You see, kids have no agendas. They aren’t beating around the bush. They aren’t holding back as to not hurt feelings. They call ’em how they see ’em. To her, I looked entirely different than the woman in the photo. That was nine years and over one hundred pounds ago. Of course she wouldn’t recognize me. I’m not that person in the picture anymore. But it doesn’t mean I can’t be new and improved.
The sheer adamancy of her statement struck a cord.
A toddler just might change my life.
“You got a salad?”
The quizzical yet amused look on my husband’s face was priceless and disturbing at the same time. We were at one of our usual spots, not the wing place or the burger joint or the craft beer bistro, the other one where pizza with extra cheese and spicy sauce was the typical fare after a buttery bread stick snack. Extra napkins required. I was looking at the menu – that I could recite like the alphabet – and nothing looked good. Before I knew what I was doing, I blurted out “SARATOGA SALAD PLEASE” the moment the waitress came over.
I think there comes a time when your body and mind are both fried. Not only from the overdose of battered foods plunged into hot oil, but from the mental war waged on ourselves. Suddenly, you’ve had enough. You crave the taste of health. Your body wants to heal. Your head used to get in the way, rationalizing how one more order of cheesy bread won’t hurt, but now even your own brain can’t take your self sabotage anymore.
It feels good to let go of the inner struggle. To stop the munchie madness that keeps you fat. In the end, it’s always just a choice.
So yes. I choose salad.
I was getting all set and ready to go full on self-deprecation mode with this. I mean, it has been nearly two years since I last checked in. And probably about thirty pounds in the wrong direction. How would I know for sure? I’ve contracted scale-itis. It stares at me with that knowing, blank, LED screen when I enter the bathroom and have to turn sideways to maneuver between toilet and tub. . . but I’m certain not to make eye contact for fear of feeling shamed by an inanimate object.

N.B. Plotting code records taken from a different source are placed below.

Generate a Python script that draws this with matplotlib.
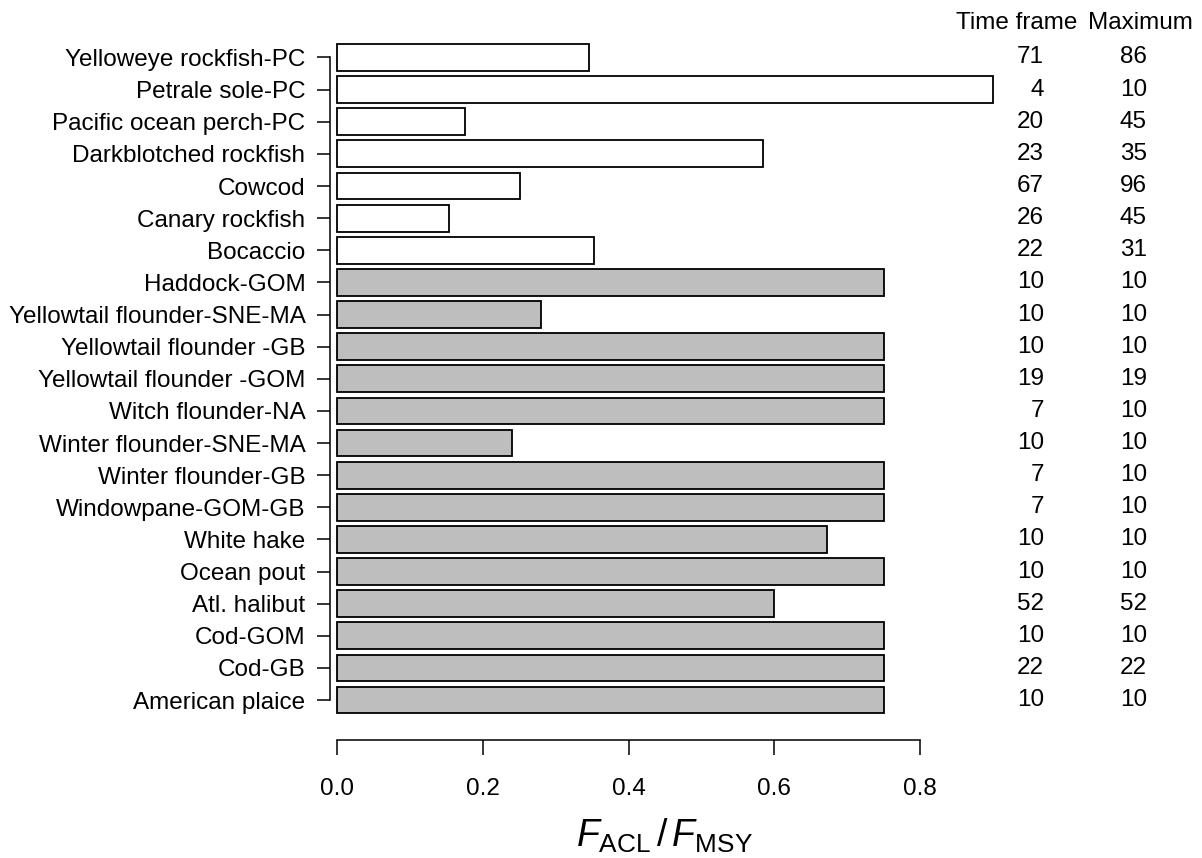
import matplotlib
matplotlib.use("Agg")
import matplotlib.pyplot as plt
import matplotlib.transforms as mtransforms
import numpy as np

plt.rcParams.update({
    'font.family': ['Liberation Sans', 'DejaVu Sans'],
    'font.size': 17.5,
    'mathtext.fontset': 'custom',
    'mathtext.rm': 'Liberation Sans',
    'mathtext.it': 'Liberation Sans:italic',
    'mathtext.bf': 'Liberation Sans:bold',
})

# stocks listed top to bottom
stocks = [
    "Yelloweye rockfish-PC", "Petrale sole-PC", "Pacific ocean perch-PC",
    "Darkblotched rockfish", "Cowcod", "Canary rockfish", "Bocaccio",
    "Haddock-GOM", "Yellowtail flounder-SNE-MA", "Yellowtail flounder -GB",
    "Yellowtail flounder -GOM", "Witch flounder-NA", "Winter flounder-SNE-MA",
    "Winter flounder-GB", "Windowpane-GOM-GB", "White hake", "Ocean pout",
    "Atl. halibut", "Cod-GOM", "Cod-GB", "American plaice",
]
f_ratio = [0.346, 0.90, 0.176, 0.585, 0.251, 0.153, 0.353,
           0.75, 0.28, 0.75, 0.75, 0.75, 0.24, 0.75, 0.75,
           0.672, 0.75, 0.60, 0.75, 0.75, 0.75]
time_frame = [71, 4, 20, 23, 67, 26, 22, 10, 10, 10, 19, 7, 10, 7, 7,
              10, 10, 52, 10, 22, 10]
maximum = [86, 10, 45, 35, 96, 45, 31, 10, 10, 10, 19, 10, 10, 10, 10,
           10, 10, 52, 10, 22, 10]
pacific = [True] * 7 + [False] * 14

n = len(stocks)
ypos = np.arange(n)[::-1]
colors = ['white' if p else '#bebebe' for p in pacific]

fig = plt.figure(figsize=(12.02, 8.58), dpi=100)
ax = fig.add_axes([0.2586, 0.1373, 0.5893, 0.8425])

ax.barh(ypos, f_ratio, height=0.833, color=colors, edgecolor='black',
        linewidth=1.3)

ax.set_xlim(-0.036, 0.936)
ax.set_ylim(-1.25, n - 1 + 1.25)

for s in ['top', 'right']:
    ax.spines[s].set_visible(False)
ax.spines['left'].set_position(('data', -0.01))
ax.spines['left'].set_bounds(0, n - 1)
ax.spines['bottom'].set_bounds(0, 0.8)
ax.spines['left'].set_linewidth(1.1)
ax.spines['bottom'].set_linewidth(1.1)

ax.set_yticks(ypos)
ax.set_yticklabels(stocks)
ax.set_xticks([0.0, 0.2, 0.4, 0.6, 0.8])
ax.set_xticklabels(['0.0', '0.2', '0.4', '0.6', '0.8'])
ax.tick_params(axis='y', length=9.5, width=1.1, pad=8)
ax.tick_params(axis='x', length=10.5, width=1.1, pad=17)

ax.set_xlabel(r'$F_{\mathrm{ACL}}\,/\,F_{\mathrm{MSY}}$', fontsize=27,
              labelpad=12)

# side table: time frame and maximum rebuilding years
trans = mtransforms.blended_transform_factory(fig.transFigure, ax.transData)
for y, tf, mx in zip(ypos, time_frame, maximum):
    ax.text(0.8686, y, str(tf), transform=trans, ha='right', va='center',
            clip_on=False)
    ax.text(0.9542, y, str(mx), transform=trans, ha='right', va='center',
            clip_on=False)
fig.text(1017 / 1202, 1 - 23 / 858, 'Time frame', ha='center', va='center')
fig.text(1140 / 1202, 1 - 23 / 858, 'Maximum', ha='center', va='center')

fig.savefig('out.png', dpi=100)
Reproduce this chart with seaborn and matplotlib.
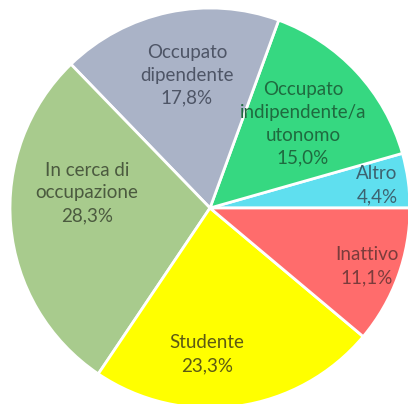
import matplotlib
matplotlib.use("Agg")
import matplotlib.pyplot as plt
import seaborn as sns

# Data
categories = ["Altro", "Occupato\nindipendente/a\nutonomo", "Occupato\ndipendente",
              "In cerca di\noccupazione", "Studente", "Inattivo"]
shares = [4.4, 15.0, 17.8, 28.3, 23.3, 11.1]
pct_labels = ["4,4%", "15,0%", "17,8%", "28,3%", "23,3%", "11,1%"]

colors = ["#5fdfef", "#36d881", "#aab3c7", "#a8cb8d", "#ffff00", "#ff6c6c"]
text_colors = ["#3d6270", "#1f6a3f", "#4e5566", "#4b5a3f", "#5c5a14", "#7a3c3c"]
# label centres in pie units (radius = 1)
label_pos = [(0.835, 0.115), (0.465, 0.42), (-0.115, 0.665),
             (-0.615, 0.075), (-0.015, -0.73), (0.785, -0.29)]

sns.set_theme(style="white")
plt.rcParams["font.family"] = ["Lato", "DejaVu Sans"]

fig = plt.figure(figsize=(4.08, 4.04), dpi=100)
ax = fig.add_axes([10 / 408, -4 / 404, 400 / 408, 400 / 404])
ax.pie(shares, colors=colors, startangle=0, counterclock=True, radius=1,
       wedgeprops=dict(edgecolor="white", linewidth=2))

for cat, pct, (x, y), tc in zip(categories, pct_labels, label_pos, text_colors):
    ax.text(x, y, f"{cat}\n{pct}", ha="center", va="center", fontsize=13.5,
            color=tc, linespacing=1.42)

ax.set_xlim(-1, 1)
ax.set_ylim(-1, 1)
ax.set_aspect("equal")
ax.axis("off")

fig.savefig("out.png", dpi=100)
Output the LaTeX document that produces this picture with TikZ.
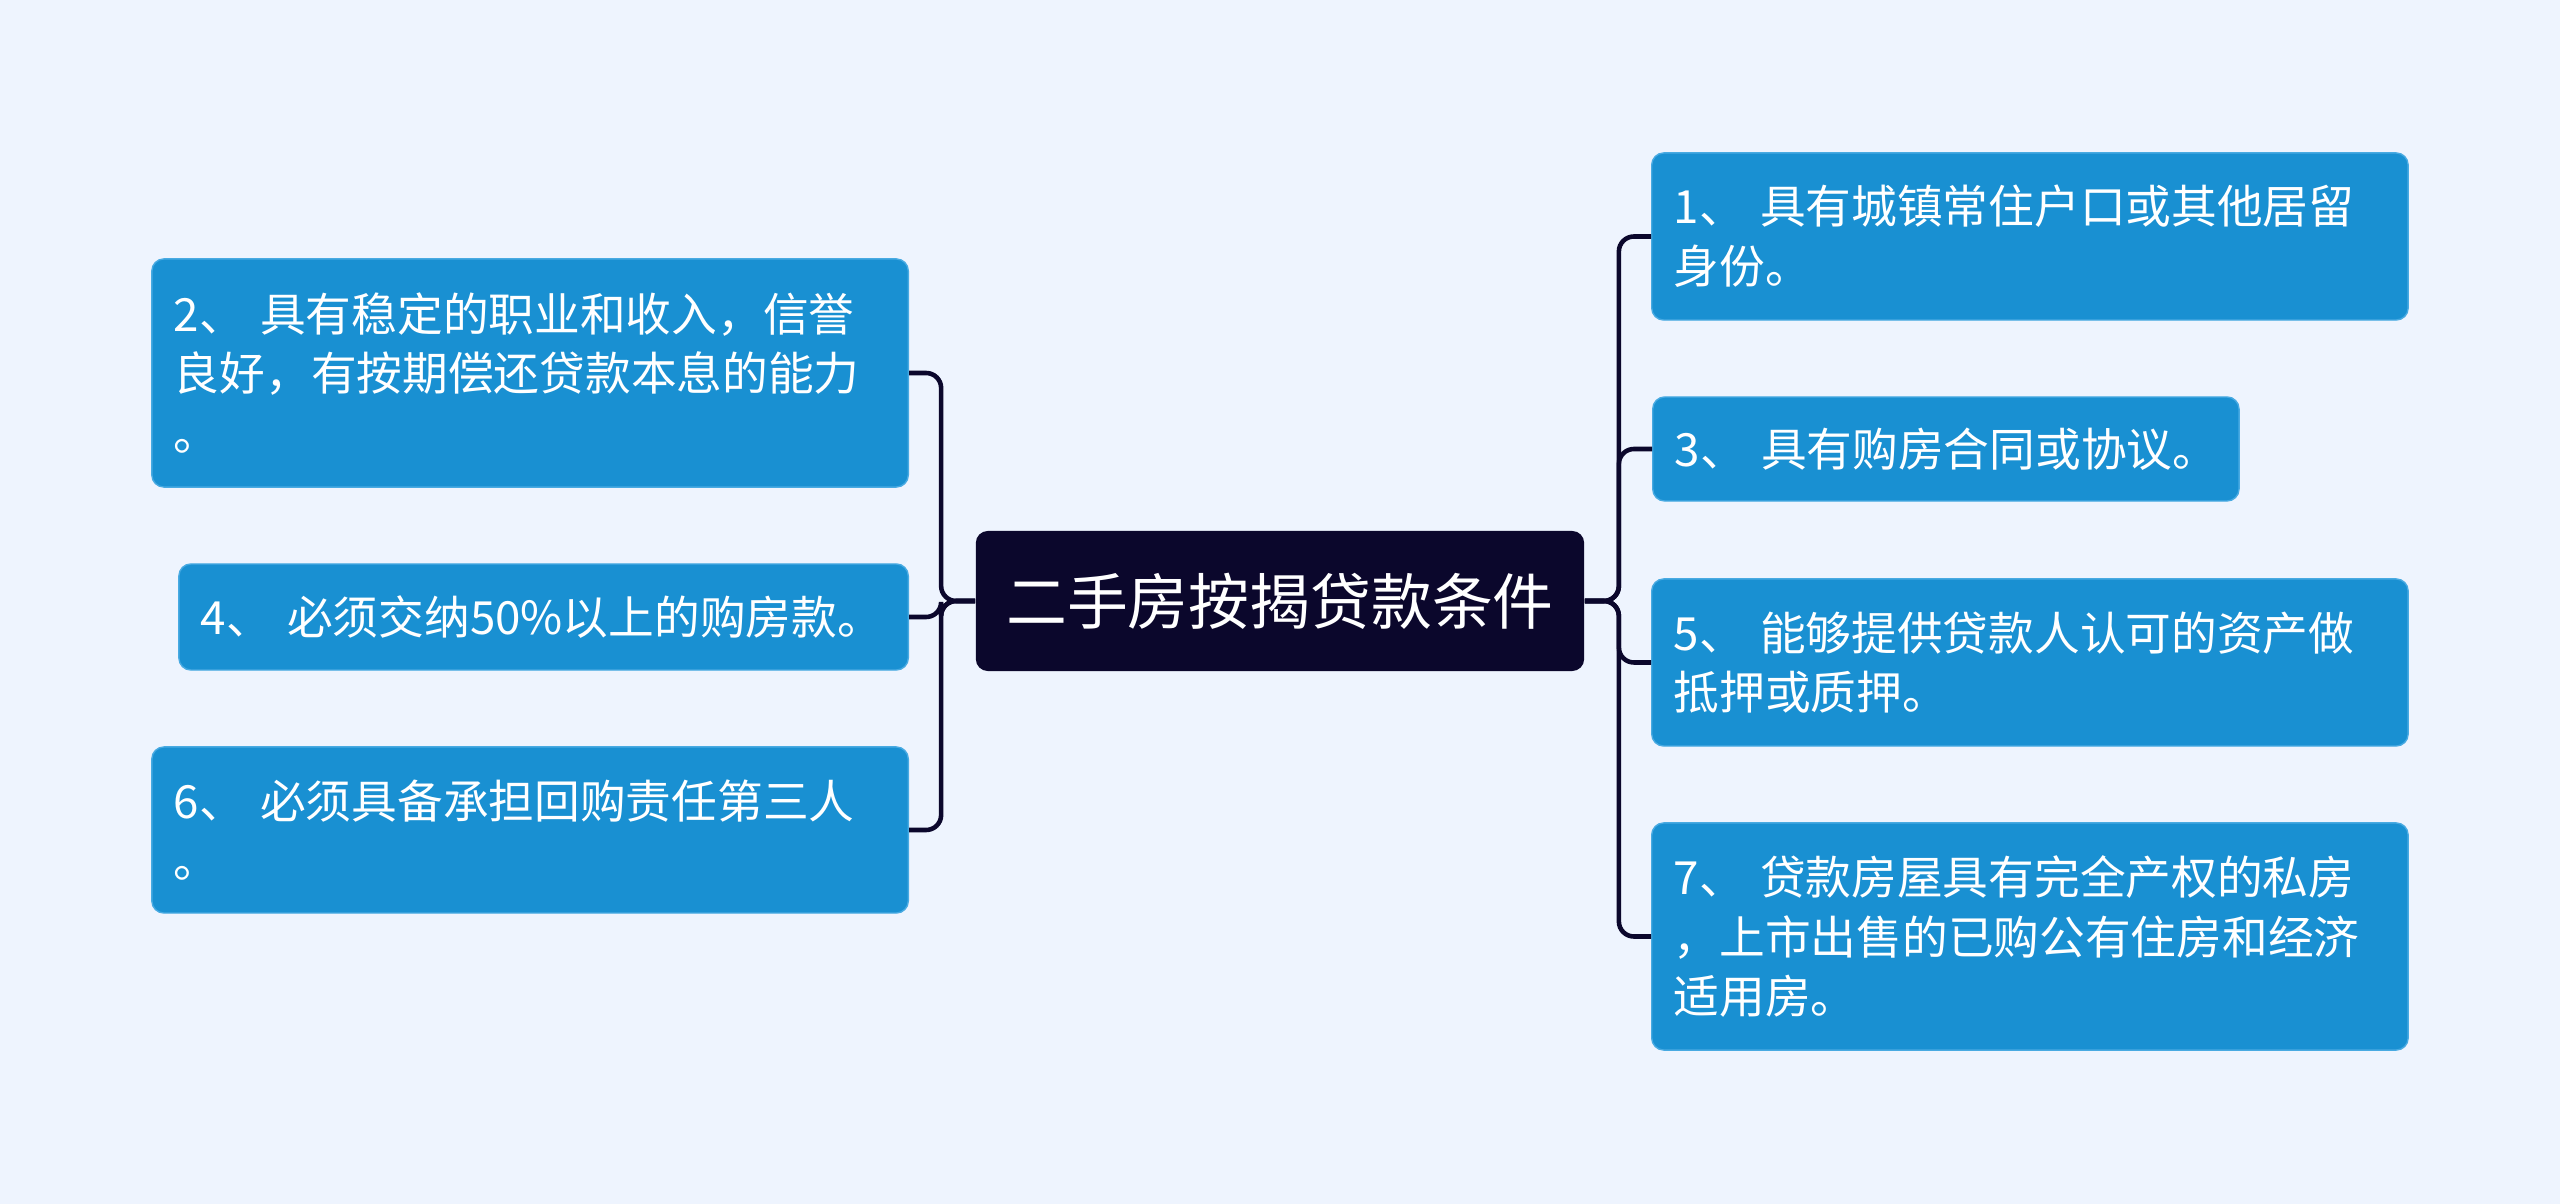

We might lie to ourselves and think “it’s not so bad” as we burgeon out of stretch pants and refuse invitations to go places, afraid of not being able to fit into our jeans, but deep down we know the truth. At least I know my truth. I feel it in my skin, in my knees, in my inability to sleep well. I see it in the mirror, in disgusted looks from strangers, in the eyes of concerned loved ones too worried about hurting my feelings to say anything about the weight gain.
But the longer we hide, the worse it gets.
It’s easy to douse ourselves with loathing. What am I doing? Why can’t I get it right? I know better, what’s my problem? I HATE MYSELF!!! But that only gets us to the bottom of an ice cream carton.
It’s love we need. It’s love I need . . . from myself.